Maka tak heran, jika kita melihat wajah Bali yang cantik dengan balutan pariwisatanya, bertolak belakang dengan kondisi kemacetan, kepadatan yang berlebih, menumpuknya sampah dan limbah di banyak titik, hingga terganggunya ekosistem lingkungan karena mudahnya izin pembangunan alih fungsi lahan yang menghilangkan keseimbangan alam.
Lahan yang awalnya pesawahan, hutan maupun kawasan resapan air berubah menjadi tempat-tempat pendukung pariwisata.
Gambaran ini mengingatkan kita pada kalam Ilahi di surat Ar rum ayat 41 yang berbunyi “Telah tampak kerusakan di darat dan di laut disebabkan perbuatan tangan manusia, supaya Allah merasakan kepada mereka sebahagian dari (akibat) perbuatan mereka, agar mereka kembali (ke jalan yang benar)". Ayat ini menjadi peringatan bahwa kerusakan alam yang terjadi hari ini tidak bisa lepas dari perbuatan manusia itu sendiri.
Mestinya isyarat ini bisa ditangkap oleh kita sebagai manusia untuk bertanggungjawab atas apa yang sudah kita perbuat.
Dalam perspektif Islam, alam adalah anugerah dari Allah SWT yang harus dijaga keberadaanya.

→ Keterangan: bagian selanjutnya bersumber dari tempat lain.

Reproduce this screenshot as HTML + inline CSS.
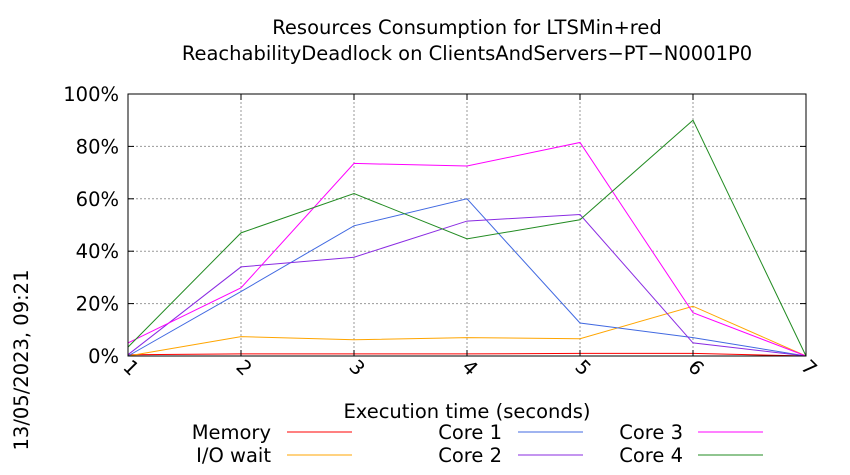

Merusaknya sama dengan menantang Pencipta. Alasan dengan nilai ekonomi tidak bisa dijadikan dalil untuk mengeksploitasi alam.
Mekanisme kebijakan saat ini berkiblat pada sistem kapitalisme yang menempatkan ekonomi dan keuntungan sebagai sumber kehidupan, hingga lupa bahwa kita hidup berdampingan dengan alam semesta yang memiliki ekosistem tersendiri.
Tetapi, sistem ini malah mendorong manusia untuk mengganggu ekosistem tersebut dengan landasan ekonomi. Berbagai fasilitas pendukung wisata semakin marak, karena izin pembangunan yang mudah dan bebas selama modal mengalir.
Hal ini jelas sangat berbeda dengan sistem Islam yang mengharamkan pengelolaan alam secara bebas oleh swasta baik individu maupun kelompok, karena alam dan segala kekayaanya termasuk kedalam kepemilikan umum yang harus dikelola oleh negara untuk kemakmuran rakyat tanpa eksploitasi yang merusak ekosistem alamnya.
Tidak peduli sebesar apapun kekuatan modal yang dimiliki oleh swasta, Islam tidak akan pernah mengizinkan hal itu karena alam adalah amanah.
Jangankan untuk sengaja merusak alam demi kepentingan ekonomi, dalam kondisi yang tidak kondusif pun, Rasulullah Saw sendiri melarang para sahabat dan pasukannya melakukan pengrusakan lingkungan ketika berperang.
Ini menunjukkan komitmen yang luar biasa terhadap penjagaan alam sebagai bentuk ketaatan kepada Rabbnya dan kecintaanya kepada alam yang telah Allah ciptakan dan sediakan untuk kita para hambaNya.
Maka, dengan konsep Islam seperti ini, kemungkinan terjadinya kerusakan alam secara sistematis akibat pengelolaan manusia akan bisa diminimalisir. Karena dasarnya bukan ekonomi semata, melainkan berbekal dari keimanan dan ketaatan kepada Rabbnya.